Comprehensive leadership development efforts on the level of the entire workforce are a potential solution. Some organizations go further and try to retain the services of retired executives to some degree.

Many executives may opt for a change of scenery and use their transferrable skills in settings they haven’t yet explored. Here are five possible career paths retired executives may consider:

1. Leadership Coaching

To plug up the brain drain that executive retirements can cause, retired leaders can pass on their knowledge to the younger generation. Whether they do it strictly for their organization or make a career out of it, leadership coaching is the best way for retired executives to make a difference and give back.

Coaching high potential employees in an organization or providing executive coaching services to young entrepreneurs can be equally rewarding.

Leadership coaching can help people and lend fresh purpose to the life of a retired CEO.

2. Teaching

Like leadership coaching, teaching carries many potential benefits for all parties involved. From the perspective of the retired executive, teaching can:

  • Provide a satisfying way to give back
  • Help stay young by connecting with fresh minds and helping budding careers
  • Help stay in the loop and up-to-date on what the new generation values
  • Create opportunities for rethinking and dusting off known concepts and perhaps discovering new meanings in them

3. Writing a Book

As the author of several executive coaching books, I am aware of the value and direction writing can provide to one’s life.

Writing a book is a great way to ensure that one’s experience and knowledge gain a palpable, durable form. Through a book, retired executives can transfer their knowledge to countless people worldwide, helping others on a larger scale than they could through in-person executive or business coaching.

Writing a book can be a noble and productive undertaking. 

Writing books gives one direction, a goal, and the flexibility to work as much as one deems suitable.

4. Serving on a Board

Nothing is more satisfying than using the skills one has built up over a lifetime to help a worthy cause. And serving on a board is a great way to share knowledge and make a difference where it matters.

Retired executives can use their networking skills to secure a seat on the board of a public or private company. They may want to opt for a nonprofit organization, however, if they feel connected to the cause it represents.

Retired leaders looking to serve on a board should understand why they want to do it and what they can give the organization.

5. Volunteering

There is no purer way to give back to your community, organization, or cause, than through volunteering.

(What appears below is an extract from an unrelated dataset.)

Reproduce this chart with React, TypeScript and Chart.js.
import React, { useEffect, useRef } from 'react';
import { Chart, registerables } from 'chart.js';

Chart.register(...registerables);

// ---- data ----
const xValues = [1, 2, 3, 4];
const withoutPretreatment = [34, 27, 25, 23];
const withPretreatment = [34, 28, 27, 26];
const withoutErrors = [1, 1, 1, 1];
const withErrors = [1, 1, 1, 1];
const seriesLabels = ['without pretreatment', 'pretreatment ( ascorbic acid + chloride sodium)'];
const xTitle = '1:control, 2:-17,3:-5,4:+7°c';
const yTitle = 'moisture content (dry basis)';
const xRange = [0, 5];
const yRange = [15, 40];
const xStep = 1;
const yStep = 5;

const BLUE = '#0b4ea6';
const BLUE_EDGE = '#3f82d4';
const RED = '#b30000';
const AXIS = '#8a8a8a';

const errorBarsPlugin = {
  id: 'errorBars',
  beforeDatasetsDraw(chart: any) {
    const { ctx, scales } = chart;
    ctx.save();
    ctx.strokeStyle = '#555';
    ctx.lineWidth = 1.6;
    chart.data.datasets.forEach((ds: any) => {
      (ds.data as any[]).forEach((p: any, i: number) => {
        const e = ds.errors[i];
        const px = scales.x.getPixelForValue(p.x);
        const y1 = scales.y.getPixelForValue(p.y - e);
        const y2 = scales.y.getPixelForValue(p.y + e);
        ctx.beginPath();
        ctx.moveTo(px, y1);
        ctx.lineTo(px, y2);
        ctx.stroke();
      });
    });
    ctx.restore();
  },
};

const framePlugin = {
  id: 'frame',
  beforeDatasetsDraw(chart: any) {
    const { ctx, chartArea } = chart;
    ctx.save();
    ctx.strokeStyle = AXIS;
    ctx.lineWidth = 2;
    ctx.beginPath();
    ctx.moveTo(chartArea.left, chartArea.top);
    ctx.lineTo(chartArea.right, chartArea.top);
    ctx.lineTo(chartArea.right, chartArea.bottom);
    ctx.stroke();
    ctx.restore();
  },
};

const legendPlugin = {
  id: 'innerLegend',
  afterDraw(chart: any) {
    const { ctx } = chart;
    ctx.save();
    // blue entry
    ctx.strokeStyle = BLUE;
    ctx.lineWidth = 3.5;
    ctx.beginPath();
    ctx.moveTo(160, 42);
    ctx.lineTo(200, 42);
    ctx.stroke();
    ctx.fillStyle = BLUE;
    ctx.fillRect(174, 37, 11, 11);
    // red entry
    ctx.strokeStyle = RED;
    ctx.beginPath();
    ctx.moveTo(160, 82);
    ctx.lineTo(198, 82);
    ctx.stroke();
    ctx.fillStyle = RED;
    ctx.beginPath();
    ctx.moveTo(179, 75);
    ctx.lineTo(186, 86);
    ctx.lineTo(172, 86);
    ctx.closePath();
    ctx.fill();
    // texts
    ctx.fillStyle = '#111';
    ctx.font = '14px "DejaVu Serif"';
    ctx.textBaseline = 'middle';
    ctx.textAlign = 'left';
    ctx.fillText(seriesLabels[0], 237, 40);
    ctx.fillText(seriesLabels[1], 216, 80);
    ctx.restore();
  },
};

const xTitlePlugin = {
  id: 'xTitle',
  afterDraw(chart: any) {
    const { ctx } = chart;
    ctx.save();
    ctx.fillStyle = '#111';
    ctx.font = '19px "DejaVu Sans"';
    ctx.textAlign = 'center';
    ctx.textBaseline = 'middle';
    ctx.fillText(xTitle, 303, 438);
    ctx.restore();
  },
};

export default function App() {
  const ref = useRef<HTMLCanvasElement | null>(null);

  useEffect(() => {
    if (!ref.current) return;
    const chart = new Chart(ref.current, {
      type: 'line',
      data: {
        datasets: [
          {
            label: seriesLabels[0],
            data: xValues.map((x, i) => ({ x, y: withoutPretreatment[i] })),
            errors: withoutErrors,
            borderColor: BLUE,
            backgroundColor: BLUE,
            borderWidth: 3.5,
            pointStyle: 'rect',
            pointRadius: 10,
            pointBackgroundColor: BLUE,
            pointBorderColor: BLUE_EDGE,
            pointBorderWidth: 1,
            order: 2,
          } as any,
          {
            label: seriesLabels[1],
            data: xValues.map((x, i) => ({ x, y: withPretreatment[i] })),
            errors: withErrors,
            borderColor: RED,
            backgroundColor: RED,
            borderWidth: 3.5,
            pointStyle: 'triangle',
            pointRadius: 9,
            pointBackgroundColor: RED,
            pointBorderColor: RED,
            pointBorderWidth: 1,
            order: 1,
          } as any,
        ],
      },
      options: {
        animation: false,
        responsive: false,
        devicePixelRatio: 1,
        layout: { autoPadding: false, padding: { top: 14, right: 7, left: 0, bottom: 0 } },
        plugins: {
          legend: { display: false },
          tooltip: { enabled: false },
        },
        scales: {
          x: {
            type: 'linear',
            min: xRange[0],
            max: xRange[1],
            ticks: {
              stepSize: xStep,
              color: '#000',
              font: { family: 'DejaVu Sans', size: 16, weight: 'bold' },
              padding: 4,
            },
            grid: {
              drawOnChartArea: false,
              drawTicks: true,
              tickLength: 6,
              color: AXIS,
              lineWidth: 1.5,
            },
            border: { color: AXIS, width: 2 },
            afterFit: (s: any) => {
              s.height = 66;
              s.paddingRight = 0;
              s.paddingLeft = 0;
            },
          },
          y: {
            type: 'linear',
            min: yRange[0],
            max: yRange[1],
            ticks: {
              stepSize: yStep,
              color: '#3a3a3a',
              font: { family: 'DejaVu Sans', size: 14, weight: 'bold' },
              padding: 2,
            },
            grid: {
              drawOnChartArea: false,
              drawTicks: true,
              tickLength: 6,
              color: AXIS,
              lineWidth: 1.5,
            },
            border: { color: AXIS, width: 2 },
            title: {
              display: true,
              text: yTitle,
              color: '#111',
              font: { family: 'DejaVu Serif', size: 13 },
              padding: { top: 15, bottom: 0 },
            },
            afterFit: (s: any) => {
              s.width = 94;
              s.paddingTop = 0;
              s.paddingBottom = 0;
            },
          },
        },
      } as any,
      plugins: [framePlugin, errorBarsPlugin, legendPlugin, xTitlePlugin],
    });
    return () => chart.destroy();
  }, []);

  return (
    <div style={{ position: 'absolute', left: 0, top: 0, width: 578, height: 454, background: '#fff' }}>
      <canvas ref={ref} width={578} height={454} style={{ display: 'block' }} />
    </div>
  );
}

Volunteering allows retired leaders to make a difference, help others, and create a purpose for themselves. One doesn’t have to be retired to volunteer, but retirement creates opportunities in this sense that may not exist otherwise.

Whether they have a desire to keep learning or are accustomed to making a difference, retired leaders can forge a purpose through a second career. Extra income won’t hurt post-retirement, as it can ward off the stress of financial uncertainty that can ruin a retirement.